* [WHAT YOU ARE ASKED TO DO]
Copy each line exactly. Drop every picture.

* [RECORDS FOR THIS TASK]
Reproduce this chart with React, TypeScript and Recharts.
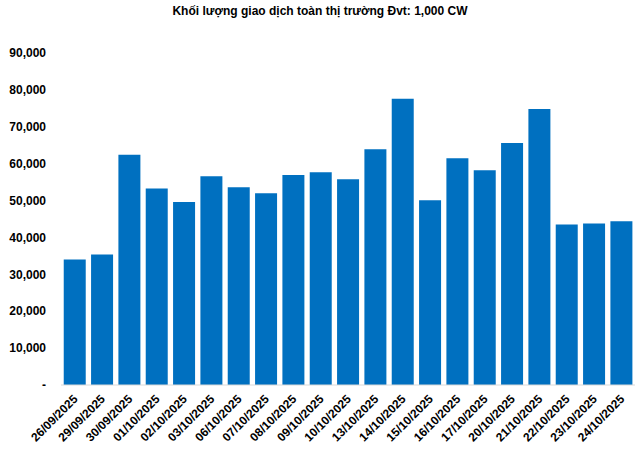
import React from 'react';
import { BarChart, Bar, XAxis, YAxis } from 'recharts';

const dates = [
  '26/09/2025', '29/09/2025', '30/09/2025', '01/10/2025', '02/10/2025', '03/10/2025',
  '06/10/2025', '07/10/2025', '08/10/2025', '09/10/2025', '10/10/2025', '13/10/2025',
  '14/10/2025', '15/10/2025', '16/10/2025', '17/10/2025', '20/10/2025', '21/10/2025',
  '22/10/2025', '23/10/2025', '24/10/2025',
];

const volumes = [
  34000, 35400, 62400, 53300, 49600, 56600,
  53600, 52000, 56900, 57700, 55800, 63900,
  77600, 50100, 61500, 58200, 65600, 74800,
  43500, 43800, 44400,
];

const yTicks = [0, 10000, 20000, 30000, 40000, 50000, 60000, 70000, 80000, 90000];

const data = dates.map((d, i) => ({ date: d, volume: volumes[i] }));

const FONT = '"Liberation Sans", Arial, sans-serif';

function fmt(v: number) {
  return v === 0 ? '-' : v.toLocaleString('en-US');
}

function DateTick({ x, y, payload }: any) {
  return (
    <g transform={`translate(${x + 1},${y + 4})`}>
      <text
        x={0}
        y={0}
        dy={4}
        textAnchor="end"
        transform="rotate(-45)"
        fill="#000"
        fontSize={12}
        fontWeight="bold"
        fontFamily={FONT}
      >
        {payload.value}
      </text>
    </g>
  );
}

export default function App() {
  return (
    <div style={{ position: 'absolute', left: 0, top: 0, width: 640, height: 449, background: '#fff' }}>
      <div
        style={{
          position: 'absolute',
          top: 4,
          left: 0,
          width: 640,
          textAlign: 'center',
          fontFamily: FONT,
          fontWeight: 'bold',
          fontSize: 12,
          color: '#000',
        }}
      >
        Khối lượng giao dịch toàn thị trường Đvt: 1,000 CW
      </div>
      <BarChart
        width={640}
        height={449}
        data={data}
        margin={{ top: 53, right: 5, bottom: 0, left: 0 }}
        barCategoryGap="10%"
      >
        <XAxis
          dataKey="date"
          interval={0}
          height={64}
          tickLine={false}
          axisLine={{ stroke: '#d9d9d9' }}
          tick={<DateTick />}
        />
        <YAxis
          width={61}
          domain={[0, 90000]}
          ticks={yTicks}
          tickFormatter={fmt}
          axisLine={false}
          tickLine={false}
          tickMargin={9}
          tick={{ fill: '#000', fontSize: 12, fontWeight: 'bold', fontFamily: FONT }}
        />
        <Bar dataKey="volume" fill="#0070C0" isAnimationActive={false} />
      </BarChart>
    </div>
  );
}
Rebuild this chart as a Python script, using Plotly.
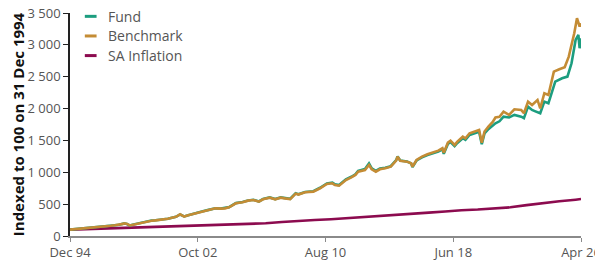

* [THE SOLUTION]
Reproduce this chart with React, TypeScript and Recharts.
import React from 'react';
import { BarChart, Bar, XAxis, YAxis } from 'recharts';

const dates = [
  '26/09/2025', '29/09/2025', '30/09/2025', '01/10/2025', '02/10/2025', '03/10/2025',
  '06/10/2025', '07/10/2025', '08/10/2025', '09/10/2025', '10/10/2025', '13/10/2025',
  '14/10/2025', '15/10/2025', '16/10/2025', '17/10/2025', '20/10/2025', '21/10/2025',
  '22/10/2025', '23/10/2025', '24/10/2025',
];

const volumes = [
  34000, 35400, 62400, 53300, 49600, 56600,
  53600, 52000, 56900, 57700, 55800, 63900,
  77600, 50100, 61500, 58200, 65600, 74800,
  43500, 43800, 44400,
];

const yTicks = [0, 10000, 20000, 30000, 40000, 50000, 60000, 70000, 80000, 90000];

const data = dates.map((d, i) => ({ date: d, volume: volumes[i] }));

const FONT = '"Liberation Sans", Arial, sans-serif';

function fmt(v: number) {
  return v === 0 ? '-' : v.toLocaleString('en-US');
}

function DateTick({ x, y, payload }: any) {
  return (
    <g transform={`translate(${x + 1},${y + 4})`}>
      <text
        x={0}
        y={0}
        dy={4}
        textAnchor="end"
        transform="rotate(-45)"
        fill="#000"
        fontSize={12}
        fontWeight="bold"
        fontFamily={FONT}
      >
        {payload.value}
      </text>
    </g>
  );
}

export default function App() {
  return (
    <div style={{ position: 'absolute', left: 0, top: 0, width: 640, height: 449, background: '#fff' }}>
      <div
        style={{
          position: 'absolute',
          top: 4,
          left: 0,
          width: 640,
          textAlign: 'center',
          fontFamily: FONT,
          fontWeight: 'bold',
          fontSize: 12,
          color: '#000',
        }}
      >
        Khối lượng giao dịch toàn thị trường Đvt: 1,000 CW
      </div>
      <BarChart
        width={640}
        height={449}
        data={data}
        margin={{ top: 53, right: 5, bottom: 0, left: 0 }}
        barCategoryGap="10%"
      >
        <XAxis
          dataKey="date"
          interval={0}
          height={64}
          tickLine={false}
          axisLine={{ stroke: '#d9d9d9' }}
          tick={<DateTick />}
        />
        <YAxis
          width={61}
          domain={[0, 90000]}
          ticks={yTicks}
          tickFormatter={fmt}
          axisLine={false}
          tickLine={false}
          tickMargin={9}
          tick={{ fill: '#000', fontSize: 12, fontWeight: 'bold', fontFamily: FONT }}
        />
        <Bar dataKey="volume" fill="#0070C0" isAnimationActive={false} />
      </BarChart>
    </div>
  );
}
Rebuild this chart as a Python script, using Plotly.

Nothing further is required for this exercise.